**GIVEN DATA**:

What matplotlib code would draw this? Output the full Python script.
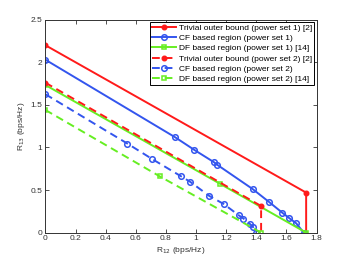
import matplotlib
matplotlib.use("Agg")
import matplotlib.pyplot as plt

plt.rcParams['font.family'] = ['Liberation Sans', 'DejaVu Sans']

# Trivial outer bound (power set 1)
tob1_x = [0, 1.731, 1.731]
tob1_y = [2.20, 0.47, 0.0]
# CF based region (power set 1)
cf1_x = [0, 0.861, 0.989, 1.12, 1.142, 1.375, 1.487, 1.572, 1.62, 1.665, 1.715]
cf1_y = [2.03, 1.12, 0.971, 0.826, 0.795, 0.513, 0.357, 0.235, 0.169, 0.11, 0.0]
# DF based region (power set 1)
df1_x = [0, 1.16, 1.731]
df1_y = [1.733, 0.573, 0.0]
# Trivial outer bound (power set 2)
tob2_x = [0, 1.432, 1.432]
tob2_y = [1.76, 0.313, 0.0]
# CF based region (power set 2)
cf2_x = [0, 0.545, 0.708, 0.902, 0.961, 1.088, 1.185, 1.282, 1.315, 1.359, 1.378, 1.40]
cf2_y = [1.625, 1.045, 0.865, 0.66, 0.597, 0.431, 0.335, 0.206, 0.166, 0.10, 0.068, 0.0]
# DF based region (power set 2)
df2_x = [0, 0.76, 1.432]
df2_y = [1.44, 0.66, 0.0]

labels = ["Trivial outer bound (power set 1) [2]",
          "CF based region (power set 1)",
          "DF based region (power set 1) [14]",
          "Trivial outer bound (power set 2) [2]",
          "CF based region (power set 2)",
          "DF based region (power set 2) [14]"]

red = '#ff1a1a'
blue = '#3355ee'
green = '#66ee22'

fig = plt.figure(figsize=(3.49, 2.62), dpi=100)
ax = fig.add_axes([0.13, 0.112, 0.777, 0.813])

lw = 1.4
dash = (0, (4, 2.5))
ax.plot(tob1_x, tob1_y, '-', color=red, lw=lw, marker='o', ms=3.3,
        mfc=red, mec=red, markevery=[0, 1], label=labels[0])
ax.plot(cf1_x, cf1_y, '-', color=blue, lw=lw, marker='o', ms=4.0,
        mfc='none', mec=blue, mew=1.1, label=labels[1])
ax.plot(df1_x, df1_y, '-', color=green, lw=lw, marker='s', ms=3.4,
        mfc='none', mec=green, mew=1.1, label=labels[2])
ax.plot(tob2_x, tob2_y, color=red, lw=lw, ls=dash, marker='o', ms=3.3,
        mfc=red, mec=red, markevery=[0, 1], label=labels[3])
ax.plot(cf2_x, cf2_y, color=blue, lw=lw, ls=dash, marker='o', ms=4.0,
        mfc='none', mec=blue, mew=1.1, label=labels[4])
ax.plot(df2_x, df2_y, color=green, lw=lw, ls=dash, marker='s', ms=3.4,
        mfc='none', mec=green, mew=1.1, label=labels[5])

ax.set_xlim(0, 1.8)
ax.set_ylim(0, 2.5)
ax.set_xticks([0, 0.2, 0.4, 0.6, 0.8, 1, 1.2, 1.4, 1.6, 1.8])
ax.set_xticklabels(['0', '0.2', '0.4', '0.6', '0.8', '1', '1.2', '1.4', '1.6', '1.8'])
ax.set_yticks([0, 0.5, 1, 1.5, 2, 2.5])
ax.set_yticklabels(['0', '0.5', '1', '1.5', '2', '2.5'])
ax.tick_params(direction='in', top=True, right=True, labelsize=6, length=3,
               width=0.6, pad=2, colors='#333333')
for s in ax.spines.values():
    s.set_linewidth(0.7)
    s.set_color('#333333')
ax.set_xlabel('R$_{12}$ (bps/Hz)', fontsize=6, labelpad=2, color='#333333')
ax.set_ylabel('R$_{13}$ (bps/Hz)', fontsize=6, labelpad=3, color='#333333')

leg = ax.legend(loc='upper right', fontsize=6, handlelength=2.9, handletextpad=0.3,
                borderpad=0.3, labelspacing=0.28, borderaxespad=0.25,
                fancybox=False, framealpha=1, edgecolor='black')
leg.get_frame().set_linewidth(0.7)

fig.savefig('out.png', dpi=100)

**WHAT THE EXERCISE ASKS**:
Write out nothing but the lines from the start of the data through the line with "plt.rcParams['font.family'] = ['Liberation". Leave out the pictures.

**EXERCISE ANSWER**:
What matplotlib code would draw this? Output the full Python script.
import matplotlib
matplotlib.use("Agg")
import matplotlib.pyplot as plt

plt.rcParams['font.family'] = ['Liberation Sans', 'DejaVu Sans']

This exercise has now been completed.